4. Feed liberals Soylent Green.
bobl says:
May 14, 2014 at 5:31 am
_________
Good points. One might add that vast sweeps of North America are unsuitable for crop production, yet are viable, if marginal, grazing land.
Thanks to David Archibald for another interesting thread, but I’m convinced that any future world hunger problems will not come from climate issues, but from political manipulations, just as we see now.
Dr. Archibald
As the paper demonstrates, amplitudes of solar activity are better predicted by the FFT method than by the WTAR method.
Indeed, but may not necessarily be correct.
Using just three components from the sunspot spectrum (corrected by the more accurate ‘Korte – Constable’ geomagnetic dipole, rather than low resolution ‘Knudsen’ dipole as used by Steinhilber, result indicates that the WTAR method may be the correct one.
http://www.vukcevic.talktalk.net/Stein-Vuk500.htm
As Steinhilber said in his paper:
Note that the variation on the millennial time-scale of F depends on the geomagnetic field. If another geomagnetic field reconstruction like for example Korte M & Constable CG (2005) The geomagnetic dipole moment over the last 7000 years – new results from a global model.) were used F would show another (long-term) trend on millennial time scales.
@Big Jim. I’m not an expert at farming but my farmer friends always remind me that the land used to graze animals is not suited to raising crops. You can’t just take a beef farm and switch over to cash crops. I’m also told a cow has 3 lives, the longest of them spent grazing in open fields and drinking from natural groundwater sources (round these parts anyway). That land and water can’t be used for anything else. So please don’t try and convert beef resources to vegetarian resources in order to prove veggies beat beef in a resource-limited world. It’s a false comparison.
philjourdan asks, “The impending minima will be detrimental, but why is no one looking at the current maxima as a prime mover of the recent moderate warming?”
Answer: Simple. Because the sun cannot be taxed for liberal’s wealth re-distribution project. On the other hand, tax schemes to generate revenue in furtherance of political power and control via reduced carbons consumption are possible (For ex. see: California’s current path to its de-industrialization).

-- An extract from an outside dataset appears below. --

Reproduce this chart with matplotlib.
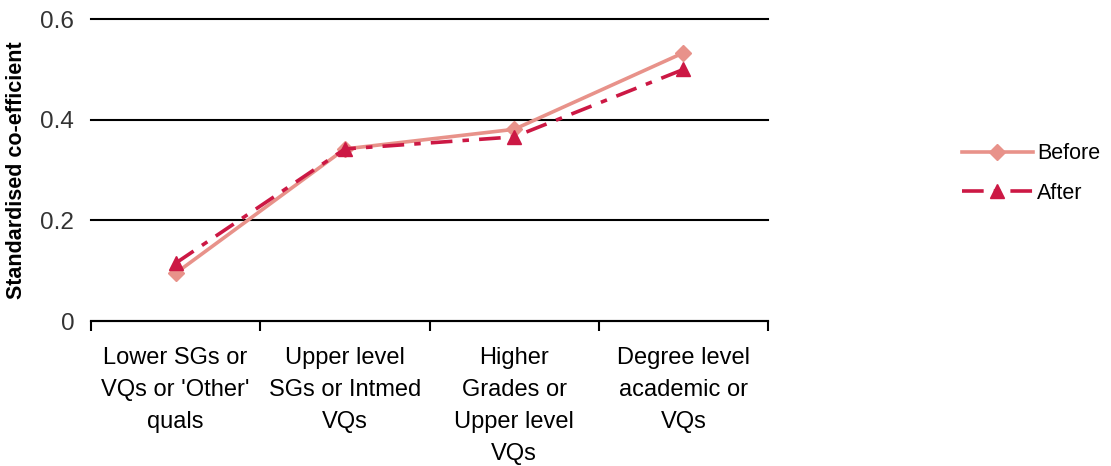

They liberals also figured out how to buy the “science” they need via government grant dependency of most scientists.
I have a pond , 4 feet deep, 5 foot wide and 9 ft long, In the interests of science i threw in my fridges ice trays . Now scale that up and that would be a a vast size iceberg, bigger than the one that might break away in the Antarctic,
The pond water level went up zip, nada, nothing.
Predictions of future peril which are based on creative curve- fitting of historical data make interesting scary stories.
Whoa! Some frightening stuff there.
“Be prepared” would be a reasonable reaction.
Doesn’t fit the CAGW meme so the MSM will ignore it.
Joel O’Bryan says:
“Answer: Simple. Because the sun cannot be taxed for liberal’s wealth re-distribution project.”
Just because is hasn’t been tried doesn’t necessarily mean it can’t be done. My grandparents would never have thought taxing carbon dioxide was possible. 😉
How long before a “breathing tax” on all of us for the crime of exhaling co2? I would never put it past those who control more (but not enough yet for them) of our lives.
Colder and drier is a positive feedback – clearly we’re heading for a tipping point. What is the UN doing about this plunge toward snowball Earth? We’re all going to freeze to death in the dark! Definitely worse than we thought.
The sad thing is, if this proves to be the reality we face then fools like Barack Obama are taking us 180º away from the path we should be on. Ignorance is difficult to reverse, especially when there is so much money in play to stay the course. That money will not be wisely spent creating technologies and policies that we’ll need in a colder climate. Those nations that will be home to vast numbers of cold climate refugees (Finland, pay attention) should be pissed at the waste.
I am not convinced CO₂ would mitigate cooling much, but it certainly improves drought tolerance.